* **What needs to be done**
Below are some records. Retype exactly the lines from the one containing "Write a web" through the one containing "const holeLabel = 'h<sup>+</sup>';", both included, skipping every picture.

***** Listed entries

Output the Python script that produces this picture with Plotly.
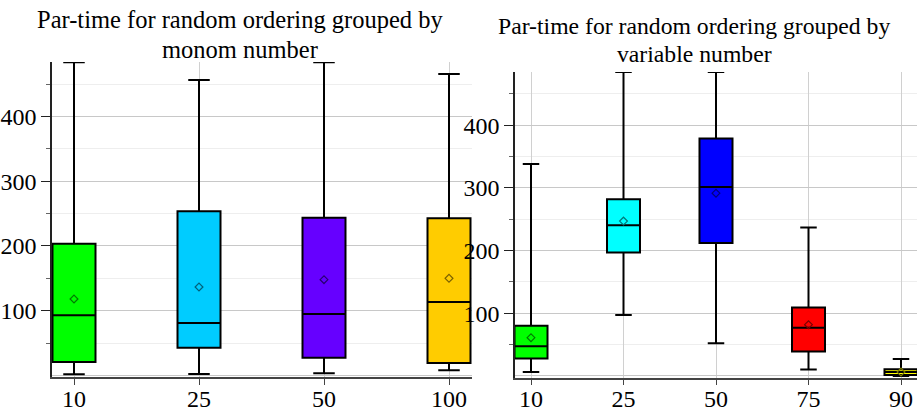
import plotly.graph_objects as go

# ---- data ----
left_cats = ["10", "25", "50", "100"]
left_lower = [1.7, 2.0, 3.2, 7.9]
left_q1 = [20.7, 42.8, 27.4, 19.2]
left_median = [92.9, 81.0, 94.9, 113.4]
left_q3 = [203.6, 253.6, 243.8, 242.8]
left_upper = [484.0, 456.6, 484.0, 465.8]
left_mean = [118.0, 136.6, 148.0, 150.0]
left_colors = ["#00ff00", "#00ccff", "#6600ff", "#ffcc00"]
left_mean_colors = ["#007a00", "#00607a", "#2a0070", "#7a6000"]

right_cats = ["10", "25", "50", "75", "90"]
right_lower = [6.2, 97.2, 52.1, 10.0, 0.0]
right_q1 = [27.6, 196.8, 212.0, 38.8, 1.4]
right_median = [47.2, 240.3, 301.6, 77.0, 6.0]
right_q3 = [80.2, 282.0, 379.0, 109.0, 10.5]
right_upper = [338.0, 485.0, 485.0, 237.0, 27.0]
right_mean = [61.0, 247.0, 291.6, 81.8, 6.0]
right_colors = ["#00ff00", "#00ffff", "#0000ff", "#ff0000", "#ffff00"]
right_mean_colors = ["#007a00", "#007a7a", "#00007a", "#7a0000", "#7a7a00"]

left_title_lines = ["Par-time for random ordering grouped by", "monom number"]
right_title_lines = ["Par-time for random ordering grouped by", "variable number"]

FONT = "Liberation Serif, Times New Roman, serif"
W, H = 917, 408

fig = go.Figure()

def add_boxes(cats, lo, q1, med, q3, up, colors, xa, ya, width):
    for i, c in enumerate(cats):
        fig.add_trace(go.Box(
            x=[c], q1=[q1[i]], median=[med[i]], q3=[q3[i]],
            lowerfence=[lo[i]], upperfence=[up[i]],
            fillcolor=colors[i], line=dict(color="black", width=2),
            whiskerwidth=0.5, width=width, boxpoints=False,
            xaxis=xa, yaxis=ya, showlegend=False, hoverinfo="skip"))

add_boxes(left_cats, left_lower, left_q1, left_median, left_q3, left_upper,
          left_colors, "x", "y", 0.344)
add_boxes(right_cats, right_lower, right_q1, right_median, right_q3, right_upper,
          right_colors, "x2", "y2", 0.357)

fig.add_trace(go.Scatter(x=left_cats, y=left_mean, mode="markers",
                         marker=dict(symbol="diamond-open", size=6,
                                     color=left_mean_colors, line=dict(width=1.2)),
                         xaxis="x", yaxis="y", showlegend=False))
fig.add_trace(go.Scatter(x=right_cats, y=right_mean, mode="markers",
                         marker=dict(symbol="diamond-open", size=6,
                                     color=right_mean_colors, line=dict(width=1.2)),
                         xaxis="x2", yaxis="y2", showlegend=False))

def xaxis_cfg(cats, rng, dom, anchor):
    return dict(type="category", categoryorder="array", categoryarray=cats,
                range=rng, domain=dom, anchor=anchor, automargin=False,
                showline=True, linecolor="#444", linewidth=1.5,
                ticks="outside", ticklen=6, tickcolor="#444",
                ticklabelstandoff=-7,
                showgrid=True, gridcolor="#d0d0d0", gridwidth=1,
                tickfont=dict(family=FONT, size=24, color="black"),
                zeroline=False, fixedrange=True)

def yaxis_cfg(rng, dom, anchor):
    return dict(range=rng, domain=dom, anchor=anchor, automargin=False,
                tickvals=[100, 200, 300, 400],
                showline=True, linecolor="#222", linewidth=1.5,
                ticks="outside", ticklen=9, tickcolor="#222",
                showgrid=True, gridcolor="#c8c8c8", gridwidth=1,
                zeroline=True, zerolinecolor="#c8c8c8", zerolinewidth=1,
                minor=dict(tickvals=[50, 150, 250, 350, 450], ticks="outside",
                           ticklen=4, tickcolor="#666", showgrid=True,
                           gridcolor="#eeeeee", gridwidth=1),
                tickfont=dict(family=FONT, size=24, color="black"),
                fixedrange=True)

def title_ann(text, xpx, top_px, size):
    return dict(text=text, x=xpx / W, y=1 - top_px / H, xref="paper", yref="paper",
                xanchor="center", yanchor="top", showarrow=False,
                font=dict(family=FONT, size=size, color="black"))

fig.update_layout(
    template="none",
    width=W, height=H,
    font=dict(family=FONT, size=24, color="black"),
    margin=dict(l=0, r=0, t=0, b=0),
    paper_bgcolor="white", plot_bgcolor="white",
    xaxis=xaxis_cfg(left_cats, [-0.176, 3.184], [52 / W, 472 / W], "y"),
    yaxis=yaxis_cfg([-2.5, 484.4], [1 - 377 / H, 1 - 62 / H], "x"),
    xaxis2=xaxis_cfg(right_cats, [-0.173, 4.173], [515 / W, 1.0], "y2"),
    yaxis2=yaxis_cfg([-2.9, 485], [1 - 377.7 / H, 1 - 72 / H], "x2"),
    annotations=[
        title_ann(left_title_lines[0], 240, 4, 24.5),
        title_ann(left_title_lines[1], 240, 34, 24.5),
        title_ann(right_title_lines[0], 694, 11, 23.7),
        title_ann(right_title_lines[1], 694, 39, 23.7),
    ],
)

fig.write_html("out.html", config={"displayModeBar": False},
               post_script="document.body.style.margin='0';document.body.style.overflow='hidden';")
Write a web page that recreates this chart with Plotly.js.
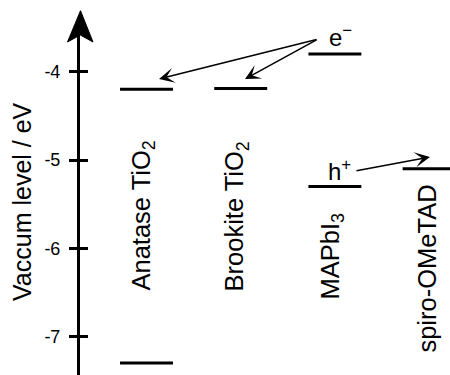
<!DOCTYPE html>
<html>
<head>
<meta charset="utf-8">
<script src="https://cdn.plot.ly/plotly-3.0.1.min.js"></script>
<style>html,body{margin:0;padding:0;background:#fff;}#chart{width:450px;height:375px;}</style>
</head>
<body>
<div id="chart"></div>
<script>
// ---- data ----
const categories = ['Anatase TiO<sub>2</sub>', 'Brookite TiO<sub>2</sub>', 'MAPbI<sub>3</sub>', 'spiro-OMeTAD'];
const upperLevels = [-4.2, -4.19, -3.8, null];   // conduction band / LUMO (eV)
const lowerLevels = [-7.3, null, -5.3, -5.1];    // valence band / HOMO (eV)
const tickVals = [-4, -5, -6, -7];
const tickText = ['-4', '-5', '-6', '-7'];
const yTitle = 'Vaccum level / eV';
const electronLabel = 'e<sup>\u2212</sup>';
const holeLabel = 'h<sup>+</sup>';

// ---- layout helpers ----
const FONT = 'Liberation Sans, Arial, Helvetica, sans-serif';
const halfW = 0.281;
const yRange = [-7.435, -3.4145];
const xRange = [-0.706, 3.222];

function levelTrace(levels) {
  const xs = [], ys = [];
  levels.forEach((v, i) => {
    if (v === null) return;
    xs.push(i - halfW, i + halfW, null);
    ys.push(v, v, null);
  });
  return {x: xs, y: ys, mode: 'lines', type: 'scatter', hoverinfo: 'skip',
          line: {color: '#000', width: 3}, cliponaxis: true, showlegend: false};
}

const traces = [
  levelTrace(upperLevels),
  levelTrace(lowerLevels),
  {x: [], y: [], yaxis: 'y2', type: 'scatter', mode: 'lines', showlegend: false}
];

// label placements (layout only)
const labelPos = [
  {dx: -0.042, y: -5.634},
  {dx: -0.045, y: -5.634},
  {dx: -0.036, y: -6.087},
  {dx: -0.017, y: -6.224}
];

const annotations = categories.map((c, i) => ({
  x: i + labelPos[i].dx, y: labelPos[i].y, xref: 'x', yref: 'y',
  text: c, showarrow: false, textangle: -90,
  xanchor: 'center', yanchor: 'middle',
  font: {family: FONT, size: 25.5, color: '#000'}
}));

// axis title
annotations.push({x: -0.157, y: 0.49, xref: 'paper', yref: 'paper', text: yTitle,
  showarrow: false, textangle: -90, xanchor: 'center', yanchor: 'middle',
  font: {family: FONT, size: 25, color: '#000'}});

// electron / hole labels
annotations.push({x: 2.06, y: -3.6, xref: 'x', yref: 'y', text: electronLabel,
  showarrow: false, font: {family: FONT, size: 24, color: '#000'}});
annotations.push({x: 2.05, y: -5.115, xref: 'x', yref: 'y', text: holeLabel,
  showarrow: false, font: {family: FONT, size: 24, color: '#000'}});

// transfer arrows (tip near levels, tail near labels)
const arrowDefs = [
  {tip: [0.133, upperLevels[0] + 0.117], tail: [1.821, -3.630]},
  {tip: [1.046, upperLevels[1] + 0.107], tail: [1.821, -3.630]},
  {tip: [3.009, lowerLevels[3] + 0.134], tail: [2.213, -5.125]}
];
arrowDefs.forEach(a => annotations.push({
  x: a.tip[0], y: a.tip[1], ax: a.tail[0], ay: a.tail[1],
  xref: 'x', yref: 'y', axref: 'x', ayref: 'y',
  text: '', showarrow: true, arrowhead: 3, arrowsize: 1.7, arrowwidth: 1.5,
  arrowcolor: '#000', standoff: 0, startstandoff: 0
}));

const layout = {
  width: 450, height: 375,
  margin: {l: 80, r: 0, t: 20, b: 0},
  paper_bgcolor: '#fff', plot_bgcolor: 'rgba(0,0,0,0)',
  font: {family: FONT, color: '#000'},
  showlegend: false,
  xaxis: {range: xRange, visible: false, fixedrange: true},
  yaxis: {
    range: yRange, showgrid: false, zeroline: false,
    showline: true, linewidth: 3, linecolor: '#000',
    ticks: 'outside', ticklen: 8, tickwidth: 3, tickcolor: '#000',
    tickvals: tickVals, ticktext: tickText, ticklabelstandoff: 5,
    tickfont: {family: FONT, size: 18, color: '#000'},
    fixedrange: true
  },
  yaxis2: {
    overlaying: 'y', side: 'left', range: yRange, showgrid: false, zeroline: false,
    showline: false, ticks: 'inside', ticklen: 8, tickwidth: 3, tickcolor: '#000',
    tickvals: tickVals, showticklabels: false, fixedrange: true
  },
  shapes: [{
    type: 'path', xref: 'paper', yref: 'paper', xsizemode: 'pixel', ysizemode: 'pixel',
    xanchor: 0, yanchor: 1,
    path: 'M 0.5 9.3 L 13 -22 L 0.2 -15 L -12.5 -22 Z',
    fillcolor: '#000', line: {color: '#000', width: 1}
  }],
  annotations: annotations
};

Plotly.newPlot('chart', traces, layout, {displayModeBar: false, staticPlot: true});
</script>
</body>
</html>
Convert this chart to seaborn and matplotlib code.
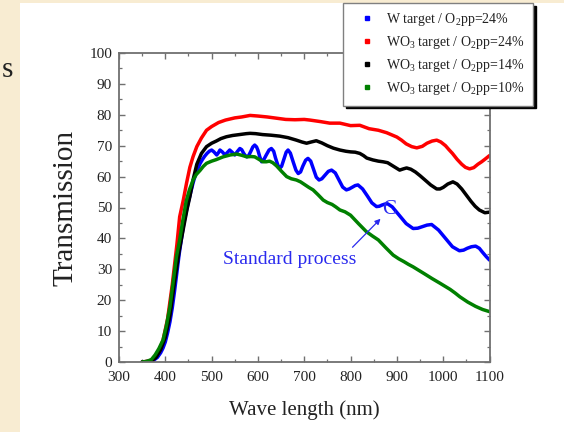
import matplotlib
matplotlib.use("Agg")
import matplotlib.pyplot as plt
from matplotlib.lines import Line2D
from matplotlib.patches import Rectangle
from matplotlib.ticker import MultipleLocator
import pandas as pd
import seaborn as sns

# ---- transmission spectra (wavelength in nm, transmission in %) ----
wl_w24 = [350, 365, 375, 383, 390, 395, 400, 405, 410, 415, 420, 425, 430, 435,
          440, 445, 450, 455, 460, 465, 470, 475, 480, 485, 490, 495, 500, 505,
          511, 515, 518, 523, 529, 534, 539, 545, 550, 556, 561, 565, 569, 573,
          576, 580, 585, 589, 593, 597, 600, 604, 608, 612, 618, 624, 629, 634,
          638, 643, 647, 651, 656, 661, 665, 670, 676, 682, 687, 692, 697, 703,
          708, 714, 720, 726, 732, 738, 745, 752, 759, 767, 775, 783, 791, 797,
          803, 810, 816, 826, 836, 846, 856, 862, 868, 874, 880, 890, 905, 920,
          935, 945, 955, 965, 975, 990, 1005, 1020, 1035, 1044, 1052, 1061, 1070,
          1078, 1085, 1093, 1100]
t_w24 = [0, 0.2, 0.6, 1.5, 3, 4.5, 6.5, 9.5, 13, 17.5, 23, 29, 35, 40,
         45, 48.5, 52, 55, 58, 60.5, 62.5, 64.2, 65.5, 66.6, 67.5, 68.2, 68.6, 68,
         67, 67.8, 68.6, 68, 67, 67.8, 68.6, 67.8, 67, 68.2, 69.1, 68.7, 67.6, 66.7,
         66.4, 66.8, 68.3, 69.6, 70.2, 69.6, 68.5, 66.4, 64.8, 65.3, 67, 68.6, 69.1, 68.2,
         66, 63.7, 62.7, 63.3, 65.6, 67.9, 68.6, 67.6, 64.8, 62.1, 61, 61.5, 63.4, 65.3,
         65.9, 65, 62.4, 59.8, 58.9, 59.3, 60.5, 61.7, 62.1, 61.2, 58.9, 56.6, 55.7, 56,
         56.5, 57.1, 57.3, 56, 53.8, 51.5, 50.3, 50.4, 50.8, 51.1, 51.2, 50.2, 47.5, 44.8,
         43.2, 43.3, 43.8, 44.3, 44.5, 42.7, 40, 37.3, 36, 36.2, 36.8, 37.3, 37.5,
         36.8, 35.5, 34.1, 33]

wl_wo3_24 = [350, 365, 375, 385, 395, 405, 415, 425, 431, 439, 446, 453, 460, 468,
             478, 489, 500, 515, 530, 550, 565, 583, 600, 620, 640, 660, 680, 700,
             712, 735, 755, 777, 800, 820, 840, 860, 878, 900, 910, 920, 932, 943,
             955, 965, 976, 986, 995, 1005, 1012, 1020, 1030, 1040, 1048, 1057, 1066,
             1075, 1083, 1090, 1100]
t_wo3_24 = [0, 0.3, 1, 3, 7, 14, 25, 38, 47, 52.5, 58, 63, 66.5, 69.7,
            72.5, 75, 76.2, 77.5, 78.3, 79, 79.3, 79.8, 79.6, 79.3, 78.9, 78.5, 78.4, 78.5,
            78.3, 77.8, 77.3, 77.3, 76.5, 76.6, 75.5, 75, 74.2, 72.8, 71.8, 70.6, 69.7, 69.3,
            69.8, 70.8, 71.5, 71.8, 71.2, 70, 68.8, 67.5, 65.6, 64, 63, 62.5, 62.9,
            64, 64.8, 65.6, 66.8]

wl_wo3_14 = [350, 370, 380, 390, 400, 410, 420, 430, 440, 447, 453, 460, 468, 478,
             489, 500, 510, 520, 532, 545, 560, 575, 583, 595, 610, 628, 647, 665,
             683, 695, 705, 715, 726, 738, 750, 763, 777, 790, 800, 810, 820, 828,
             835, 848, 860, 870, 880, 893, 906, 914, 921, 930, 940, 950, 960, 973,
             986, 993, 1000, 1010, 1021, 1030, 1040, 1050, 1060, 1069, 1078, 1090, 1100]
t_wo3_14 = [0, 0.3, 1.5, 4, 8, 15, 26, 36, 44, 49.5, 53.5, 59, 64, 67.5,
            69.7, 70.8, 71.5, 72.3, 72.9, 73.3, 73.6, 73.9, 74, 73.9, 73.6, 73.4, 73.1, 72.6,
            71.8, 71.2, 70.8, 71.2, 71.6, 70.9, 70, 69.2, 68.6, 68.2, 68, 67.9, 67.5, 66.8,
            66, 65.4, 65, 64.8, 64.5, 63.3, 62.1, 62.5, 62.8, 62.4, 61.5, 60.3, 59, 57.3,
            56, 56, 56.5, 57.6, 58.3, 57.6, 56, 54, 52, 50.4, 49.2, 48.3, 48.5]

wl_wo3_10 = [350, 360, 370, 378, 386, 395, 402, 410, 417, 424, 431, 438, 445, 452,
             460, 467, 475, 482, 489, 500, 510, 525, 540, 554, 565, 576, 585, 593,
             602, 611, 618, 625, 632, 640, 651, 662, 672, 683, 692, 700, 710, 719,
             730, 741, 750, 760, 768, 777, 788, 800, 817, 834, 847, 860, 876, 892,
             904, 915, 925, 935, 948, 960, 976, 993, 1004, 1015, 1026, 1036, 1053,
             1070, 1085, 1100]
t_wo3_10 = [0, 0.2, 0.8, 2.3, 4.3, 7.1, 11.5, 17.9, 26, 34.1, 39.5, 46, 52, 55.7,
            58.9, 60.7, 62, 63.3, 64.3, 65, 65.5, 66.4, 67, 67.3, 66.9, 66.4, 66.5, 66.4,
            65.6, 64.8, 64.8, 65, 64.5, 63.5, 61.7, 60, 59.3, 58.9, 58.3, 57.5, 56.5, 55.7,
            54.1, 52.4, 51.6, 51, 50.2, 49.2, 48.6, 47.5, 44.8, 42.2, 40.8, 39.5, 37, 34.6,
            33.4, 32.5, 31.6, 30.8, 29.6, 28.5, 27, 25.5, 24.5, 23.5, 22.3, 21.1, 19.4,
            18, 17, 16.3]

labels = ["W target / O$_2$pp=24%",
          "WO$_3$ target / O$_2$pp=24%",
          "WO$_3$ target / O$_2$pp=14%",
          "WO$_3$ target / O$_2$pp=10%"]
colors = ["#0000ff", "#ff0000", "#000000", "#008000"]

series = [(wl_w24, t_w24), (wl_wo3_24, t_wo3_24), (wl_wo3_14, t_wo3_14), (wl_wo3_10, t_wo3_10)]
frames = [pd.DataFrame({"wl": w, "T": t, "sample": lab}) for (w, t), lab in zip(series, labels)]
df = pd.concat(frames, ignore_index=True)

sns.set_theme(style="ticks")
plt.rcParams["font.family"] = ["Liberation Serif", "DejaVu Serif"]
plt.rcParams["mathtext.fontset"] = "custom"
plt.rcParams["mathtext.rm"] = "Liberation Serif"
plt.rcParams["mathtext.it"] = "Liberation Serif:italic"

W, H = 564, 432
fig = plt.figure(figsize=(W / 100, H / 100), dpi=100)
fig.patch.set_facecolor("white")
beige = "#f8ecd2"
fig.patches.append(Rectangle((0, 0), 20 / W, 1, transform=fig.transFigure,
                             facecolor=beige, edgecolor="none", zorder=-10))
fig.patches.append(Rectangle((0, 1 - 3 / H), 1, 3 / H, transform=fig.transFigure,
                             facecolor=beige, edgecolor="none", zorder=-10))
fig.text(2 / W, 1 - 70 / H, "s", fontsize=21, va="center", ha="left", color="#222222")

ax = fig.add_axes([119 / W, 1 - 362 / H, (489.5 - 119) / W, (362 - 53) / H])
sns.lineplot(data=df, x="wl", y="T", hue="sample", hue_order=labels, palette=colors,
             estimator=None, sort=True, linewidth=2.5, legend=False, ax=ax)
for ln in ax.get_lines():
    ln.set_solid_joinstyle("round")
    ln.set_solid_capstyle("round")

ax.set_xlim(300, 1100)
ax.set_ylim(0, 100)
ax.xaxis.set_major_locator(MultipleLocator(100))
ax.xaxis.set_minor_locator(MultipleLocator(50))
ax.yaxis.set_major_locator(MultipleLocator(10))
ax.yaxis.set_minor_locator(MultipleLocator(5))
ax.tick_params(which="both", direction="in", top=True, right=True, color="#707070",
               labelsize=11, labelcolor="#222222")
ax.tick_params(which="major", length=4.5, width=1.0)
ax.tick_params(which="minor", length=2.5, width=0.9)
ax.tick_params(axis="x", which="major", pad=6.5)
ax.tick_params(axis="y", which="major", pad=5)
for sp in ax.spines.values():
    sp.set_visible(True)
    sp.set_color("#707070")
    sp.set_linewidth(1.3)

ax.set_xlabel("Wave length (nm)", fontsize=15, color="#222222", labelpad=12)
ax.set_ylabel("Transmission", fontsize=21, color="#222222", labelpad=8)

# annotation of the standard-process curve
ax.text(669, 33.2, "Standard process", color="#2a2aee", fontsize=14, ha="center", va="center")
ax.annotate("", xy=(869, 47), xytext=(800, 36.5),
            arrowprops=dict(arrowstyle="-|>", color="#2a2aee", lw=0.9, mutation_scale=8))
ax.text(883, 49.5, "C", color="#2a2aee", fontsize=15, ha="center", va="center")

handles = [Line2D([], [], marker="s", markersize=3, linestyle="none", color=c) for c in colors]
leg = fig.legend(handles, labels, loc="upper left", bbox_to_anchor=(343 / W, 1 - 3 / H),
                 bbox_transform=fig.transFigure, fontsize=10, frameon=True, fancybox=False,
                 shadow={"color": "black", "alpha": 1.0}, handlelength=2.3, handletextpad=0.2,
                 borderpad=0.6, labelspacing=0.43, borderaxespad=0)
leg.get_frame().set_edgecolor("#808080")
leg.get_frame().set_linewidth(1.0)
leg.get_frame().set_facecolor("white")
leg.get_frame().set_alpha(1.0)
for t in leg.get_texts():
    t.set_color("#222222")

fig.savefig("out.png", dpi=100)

**********

* **Task output**
Write a web page that recreates this chart with Plotly.js.
<!DOCTYPE html>
<html>
<head>
<meta charset="utf-8">
<script src="https://cdn.plot.ly/plotly-3.0.1.min.js"></script>
<style>html,body{margin:0;padding:0;background:#fff;}#chart{width:450px;height:375px;}</style>
</head>
<body>
<div id="chart"></div>
<script>
// ---- data ----
const categories = ['Anatase TiO<sub>2</sub>', 'Brookite TiO<sub>2</sub>', 'MAPbI<sub>3</sub>', 'spiro-OMeTAD'];
const upperLevels = [-4.2, -4.19, -3.8, null];   // conduction band / LUMO (eV)
const lowerLevels = [-7.3, null, -5.3, -5.1];    // valence band / HOMO (eV)
const tickVals = [-4, -5, -6, -7];
const tickText = ['-4', '-5', '-6', '-7'];
const yTitle = 'Vaccum level / eV';
const electronLabel = 'e<sup>\u2212</sup>';
const holeLabel = 'h<sup>+</sup>';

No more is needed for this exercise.